● Requirements
Copy out only those lines running from the line with "What SVG code" to the end of the listing, keeping each one exactly as it is.

Record extracts start

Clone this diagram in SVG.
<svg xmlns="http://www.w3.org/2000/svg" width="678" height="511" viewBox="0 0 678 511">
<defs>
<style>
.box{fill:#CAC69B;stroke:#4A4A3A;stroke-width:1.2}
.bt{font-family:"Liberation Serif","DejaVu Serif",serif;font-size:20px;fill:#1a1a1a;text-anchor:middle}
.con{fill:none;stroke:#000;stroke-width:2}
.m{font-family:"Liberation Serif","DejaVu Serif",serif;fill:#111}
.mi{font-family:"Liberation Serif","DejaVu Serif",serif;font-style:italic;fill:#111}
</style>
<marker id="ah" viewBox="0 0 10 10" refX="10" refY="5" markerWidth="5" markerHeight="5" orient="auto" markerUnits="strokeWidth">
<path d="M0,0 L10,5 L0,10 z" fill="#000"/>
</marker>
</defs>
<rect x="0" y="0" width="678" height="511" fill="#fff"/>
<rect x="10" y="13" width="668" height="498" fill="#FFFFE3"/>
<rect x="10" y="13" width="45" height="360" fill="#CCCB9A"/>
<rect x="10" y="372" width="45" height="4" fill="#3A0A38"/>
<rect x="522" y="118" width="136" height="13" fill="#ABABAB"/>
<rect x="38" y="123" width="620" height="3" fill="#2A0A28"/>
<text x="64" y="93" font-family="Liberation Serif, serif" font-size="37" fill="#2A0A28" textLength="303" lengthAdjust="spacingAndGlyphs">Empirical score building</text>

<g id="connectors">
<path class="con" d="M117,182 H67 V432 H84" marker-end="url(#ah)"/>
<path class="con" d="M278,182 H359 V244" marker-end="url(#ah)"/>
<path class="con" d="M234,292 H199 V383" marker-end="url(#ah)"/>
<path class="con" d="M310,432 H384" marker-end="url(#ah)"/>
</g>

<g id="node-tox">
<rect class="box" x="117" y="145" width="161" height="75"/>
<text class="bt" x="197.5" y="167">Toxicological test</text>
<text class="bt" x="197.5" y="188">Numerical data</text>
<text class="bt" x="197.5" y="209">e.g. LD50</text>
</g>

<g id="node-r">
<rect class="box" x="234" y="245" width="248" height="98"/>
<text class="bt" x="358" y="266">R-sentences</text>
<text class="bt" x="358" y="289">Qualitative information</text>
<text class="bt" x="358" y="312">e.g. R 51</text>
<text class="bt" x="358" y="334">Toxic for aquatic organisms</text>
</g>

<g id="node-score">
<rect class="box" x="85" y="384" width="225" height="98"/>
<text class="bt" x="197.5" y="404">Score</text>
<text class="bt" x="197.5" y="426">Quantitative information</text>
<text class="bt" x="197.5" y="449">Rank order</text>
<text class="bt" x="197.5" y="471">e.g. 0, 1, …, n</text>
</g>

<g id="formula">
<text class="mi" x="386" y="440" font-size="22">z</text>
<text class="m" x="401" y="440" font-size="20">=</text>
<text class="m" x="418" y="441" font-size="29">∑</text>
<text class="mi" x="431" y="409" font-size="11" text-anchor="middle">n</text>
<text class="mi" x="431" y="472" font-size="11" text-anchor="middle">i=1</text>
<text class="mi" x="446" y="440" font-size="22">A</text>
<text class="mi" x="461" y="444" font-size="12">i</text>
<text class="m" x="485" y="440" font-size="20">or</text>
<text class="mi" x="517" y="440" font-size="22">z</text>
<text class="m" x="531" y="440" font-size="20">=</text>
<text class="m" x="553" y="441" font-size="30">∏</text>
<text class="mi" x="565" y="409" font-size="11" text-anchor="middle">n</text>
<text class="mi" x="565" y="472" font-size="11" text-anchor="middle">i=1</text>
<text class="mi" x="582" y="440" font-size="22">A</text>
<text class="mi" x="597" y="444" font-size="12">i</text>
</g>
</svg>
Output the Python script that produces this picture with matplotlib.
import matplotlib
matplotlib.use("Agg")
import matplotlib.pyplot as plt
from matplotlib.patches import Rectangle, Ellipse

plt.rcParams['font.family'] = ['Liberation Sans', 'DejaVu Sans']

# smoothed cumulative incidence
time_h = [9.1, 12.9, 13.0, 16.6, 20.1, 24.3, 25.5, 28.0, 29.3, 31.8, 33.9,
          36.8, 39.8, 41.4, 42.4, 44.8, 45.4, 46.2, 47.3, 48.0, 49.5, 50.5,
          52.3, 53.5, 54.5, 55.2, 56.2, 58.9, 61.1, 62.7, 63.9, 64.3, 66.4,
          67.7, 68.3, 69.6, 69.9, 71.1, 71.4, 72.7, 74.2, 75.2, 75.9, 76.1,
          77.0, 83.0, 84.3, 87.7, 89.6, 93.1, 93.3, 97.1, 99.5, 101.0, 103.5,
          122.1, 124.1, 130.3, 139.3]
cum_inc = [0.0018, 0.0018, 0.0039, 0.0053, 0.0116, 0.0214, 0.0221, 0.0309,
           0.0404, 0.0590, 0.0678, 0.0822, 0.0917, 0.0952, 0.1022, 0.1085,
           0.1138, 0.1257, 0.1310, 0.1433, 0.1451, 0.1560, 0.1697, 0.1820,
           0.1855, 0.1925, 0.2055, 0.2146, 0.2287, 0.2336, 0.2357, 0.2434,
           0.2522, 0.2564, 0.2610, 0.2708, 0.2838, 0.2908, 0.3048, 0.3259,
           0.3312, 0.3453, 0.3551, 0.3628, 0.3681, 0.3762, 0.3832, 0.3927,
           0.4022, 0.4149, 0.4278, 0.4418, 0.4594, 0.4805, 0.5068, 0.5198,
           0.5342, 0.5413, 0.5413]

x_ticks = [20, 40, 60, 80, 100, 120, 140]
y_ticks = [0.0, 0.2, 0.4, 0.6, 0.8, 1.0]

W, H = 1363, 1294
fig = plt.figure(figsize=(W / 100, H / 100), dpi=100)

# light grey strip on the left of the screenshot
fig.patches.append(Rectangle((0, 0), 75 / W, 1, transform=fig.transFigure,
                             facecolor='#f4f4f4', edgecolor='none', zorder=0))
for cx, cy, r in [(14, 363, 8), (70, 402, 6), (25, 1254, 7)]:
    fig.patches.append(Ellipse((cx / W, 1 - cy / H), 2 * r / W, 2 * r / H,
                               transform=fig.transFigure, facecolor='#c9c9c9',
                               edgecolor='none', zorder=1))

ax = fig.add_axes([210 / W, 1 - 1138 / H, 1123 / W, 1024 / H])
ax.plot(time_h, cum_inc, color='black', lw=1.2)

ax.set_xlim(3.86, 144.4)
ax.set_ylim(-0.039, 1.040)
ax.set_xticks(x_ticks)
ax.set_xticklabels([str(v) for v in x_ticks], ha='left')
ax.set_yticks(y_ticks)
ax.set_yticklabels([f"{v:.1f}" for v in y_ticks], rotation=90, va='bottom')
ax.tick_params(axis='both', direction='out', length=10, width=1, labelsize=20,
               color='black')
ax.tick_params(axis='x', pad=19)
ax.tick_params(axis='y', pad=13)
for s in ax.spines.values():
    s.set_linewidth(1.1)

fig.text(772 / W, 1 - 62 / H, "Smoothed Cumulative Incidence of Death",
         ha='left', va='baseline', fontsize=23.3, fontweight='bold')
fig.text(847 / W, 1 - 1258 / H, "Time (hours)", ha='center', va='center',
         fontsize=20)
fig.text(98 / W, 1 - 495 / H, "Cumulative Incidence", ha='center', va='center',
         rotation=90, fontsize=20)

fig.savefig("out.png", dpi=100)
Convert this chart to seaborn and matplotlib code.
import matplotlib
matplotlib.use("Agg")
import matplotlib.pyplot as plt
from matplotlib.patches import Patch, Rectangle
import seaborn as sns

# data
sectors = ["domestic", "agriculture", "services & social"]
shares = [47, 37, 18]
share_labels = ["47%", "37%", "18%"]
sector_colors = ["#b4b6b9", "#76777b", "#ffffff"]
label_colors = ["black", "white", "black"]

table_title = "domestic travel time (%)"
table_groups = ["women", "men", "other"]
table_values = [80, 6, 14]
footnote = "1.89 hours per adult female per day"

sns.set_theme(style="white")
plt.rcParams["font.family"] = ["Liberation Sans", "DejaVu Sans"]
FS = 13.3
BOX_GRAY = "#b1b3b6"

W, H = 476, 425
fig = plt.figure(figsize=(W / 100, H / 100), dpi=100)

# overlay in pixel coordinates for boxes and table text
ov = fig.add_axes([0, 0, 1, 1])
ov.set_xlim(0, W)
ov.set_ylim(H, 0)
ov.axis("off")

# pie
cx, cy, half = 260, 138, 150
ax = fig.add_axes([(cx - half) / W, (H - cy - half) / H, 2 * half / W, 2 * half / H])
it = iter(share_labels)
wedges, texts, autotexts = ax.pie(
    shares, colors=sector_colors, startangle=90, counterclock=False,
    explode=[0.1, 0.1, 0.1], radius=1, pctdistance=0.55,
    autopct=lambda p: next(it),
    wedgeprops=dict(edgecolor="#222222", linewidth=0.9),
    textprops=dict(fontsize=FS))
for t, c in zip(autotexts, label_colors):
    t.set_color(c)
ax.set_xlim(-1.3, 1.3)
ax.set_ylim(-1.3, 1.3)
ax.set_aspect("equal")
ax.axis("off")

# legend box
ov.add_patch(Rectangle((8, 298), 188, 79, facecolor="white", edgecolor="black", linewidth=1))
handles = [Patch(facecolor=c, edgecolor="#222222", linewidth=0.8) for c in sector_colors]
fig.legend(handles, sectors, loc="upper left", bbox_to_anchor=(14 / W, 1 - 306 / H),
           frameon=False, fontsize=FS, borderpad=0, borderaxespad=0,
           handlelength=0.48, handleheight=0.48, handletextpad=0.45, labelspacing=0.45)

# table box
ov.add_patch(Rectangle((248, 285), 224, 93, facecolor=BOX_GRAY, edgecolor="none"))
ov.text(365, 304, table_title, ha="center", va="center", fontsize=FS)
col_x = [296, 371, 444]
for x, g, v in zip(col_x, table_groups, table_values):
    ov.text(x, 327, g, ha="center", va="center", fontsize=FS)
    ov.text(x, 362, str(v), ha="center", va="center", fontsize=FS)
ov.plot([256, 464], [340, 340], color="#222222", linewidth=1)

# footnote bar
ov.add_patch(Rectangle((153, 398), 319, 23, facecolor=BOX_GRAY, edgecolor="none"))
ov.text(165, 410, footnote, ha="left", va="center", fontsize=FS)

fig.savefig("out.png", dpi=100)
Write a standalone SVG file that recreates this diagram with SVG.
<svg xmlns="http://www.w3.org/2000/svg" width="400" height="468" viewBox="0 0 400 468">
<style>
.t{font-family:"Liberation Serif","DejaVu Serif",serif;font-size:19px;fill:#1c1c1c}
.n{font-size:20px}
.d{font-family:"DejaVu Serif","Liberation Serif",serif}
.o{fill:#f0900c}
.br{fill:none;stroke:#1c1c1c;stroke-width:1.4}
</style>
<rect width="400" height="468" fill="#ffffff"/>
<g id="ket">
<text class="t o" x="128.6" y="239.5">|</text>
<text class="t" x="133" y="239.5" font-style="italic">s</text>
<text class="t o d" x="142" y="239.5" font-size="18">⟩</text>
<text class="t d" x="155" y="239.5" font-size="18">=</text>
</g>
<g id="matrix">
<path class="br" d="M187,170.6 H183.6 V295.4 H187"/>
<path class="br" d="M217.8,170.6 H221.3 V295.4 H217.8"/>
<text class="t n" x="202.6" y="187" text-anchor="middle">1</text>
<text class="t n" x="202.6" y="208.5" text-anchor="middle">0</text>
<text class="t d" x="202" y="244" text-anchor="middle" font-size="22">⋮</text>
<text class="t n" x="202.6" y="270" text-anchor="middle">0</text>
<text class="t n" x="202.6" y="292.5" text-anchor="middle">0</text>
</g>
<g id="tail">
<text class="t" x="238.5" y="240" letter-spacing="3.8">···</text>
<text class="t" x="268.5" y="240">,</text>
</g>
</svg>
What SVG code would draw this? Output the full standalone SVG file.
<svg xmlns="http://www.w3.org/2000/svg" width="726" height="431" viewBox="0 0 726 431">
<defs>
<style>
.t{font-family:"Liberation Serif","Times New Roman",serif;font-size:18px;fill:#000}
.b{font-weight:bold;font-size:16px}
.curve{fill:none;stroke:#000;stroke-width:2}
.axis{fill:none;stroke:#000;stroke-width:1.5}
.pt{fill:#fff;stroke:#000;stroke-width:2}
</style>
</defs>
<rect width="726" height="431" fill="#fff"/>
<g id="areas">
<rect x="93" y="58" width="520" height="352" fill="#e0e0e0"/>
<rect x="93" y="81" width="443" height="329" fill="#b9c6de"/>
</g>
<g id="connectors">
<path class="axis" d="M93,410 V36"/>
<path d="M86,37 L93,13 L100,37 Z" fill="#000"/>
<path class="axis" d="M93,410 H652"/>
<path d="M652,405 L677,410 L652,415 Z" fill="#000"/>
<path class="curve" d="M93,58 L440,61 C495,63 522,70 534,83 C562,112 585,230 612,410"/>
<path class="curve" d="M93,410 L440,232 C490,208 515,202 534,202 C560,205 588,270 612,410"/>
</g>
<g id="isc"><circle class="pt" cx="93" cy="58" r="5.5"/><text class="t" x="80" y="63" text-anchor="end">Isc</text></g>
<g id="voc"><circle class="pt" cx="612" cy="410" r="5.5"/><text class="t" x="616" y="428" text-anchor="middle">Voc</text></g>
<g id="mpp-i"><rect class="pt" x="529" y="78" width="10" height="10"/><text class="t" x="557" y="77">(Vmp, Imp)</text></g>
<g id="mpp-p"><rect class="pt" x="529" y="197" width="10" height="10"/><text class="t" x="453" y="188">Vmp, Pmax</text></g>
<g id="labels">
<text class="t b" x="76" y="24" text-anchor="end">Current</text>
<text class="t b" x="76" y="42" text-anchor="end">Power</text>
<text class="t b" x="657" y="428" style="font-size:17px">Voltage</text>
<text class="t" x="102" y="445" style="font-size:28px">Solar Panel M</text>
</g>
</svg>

Record extracts end

● Output for this task
What SVG code would draw this? Output the full standalone SVG file.
<svg xmlns="http://www.w3.org/2000/svg" width="726" height="431" viewBox="0 0 726 431">
<defs>
<style>
.t{font-family:"Liberation Serif","Times New Roman",serif;font-size:18px;fill:#000}
.b{font-weight:bold;font-size:16px}
.curve{fill:none;stroke:#000;stroke-width:2}
.axis{fill:none;stroke:#000;stroke-width:1.5}
.pt{fill:#fff;stroke:#000;stroke-width:2}
</style>
</defs>
<rect width="726" height="431" fill="#fff"/>
<g id="areas">
<rect x="93" y="58" width="520" height="352" fill="#e0e0e0"/>
<rect x="93" y="81" width="443" height="329" fill="#b9c6de"/>
</g>
<g id="connectors">
<path class="axis" d="M93,410 V36"/>
<path d="M86,37 L93,13 L100,37 Z" fill="#000"/>
<path class="axis" d="M93,410 H652"/>
<path d="M652,405 L677,410 L652,415 Z" fill="#000"/>
<path class="curve" d="M93,58 L440,61 C495,63 522,70 534,83 C562,112 585,230 612,410"/>
<path class="curve" d="M93,410 L440,232 C490,208 515,202 534,202 C560,205 588,270 612,410"/>
</g>
<g id="isc"><circle class="pt" cx="93" cy="58" r="5.5"/><text class="t" x="80" y="63" text-anchor="end">Isc</text></g>
<g id="voc"><circle class="pt" cx="612" cy="410" r="5.5"/><text class="t" x="616" y="428" text-anchor="middle">Voc</text></g>
<g id="mpp-i"><rect class="pt" x="529" y="78" width="10" height="10"/><text class="t" x="557" y="77">(Vmp, Imp)</text></g>
<g id="mpp-p"><rect class="pt" x="529" y="197" width="10" height="10"/><text class="t" x="453" y="188">Vmp, Pmax</text></g>
<g id="labels">
<text class="t b" x="76" y="24" text-anchor="end">Current</text>
<text class="t b" x="76" y="42" text-anchor="end">Power</text>
<text class="t b" x="657" y="428" style="font-size:17px">Voltage</text>
<text class="t" x="102" y="445" style="font-size:28px">Solar Panel M</text>
</g>
</svg>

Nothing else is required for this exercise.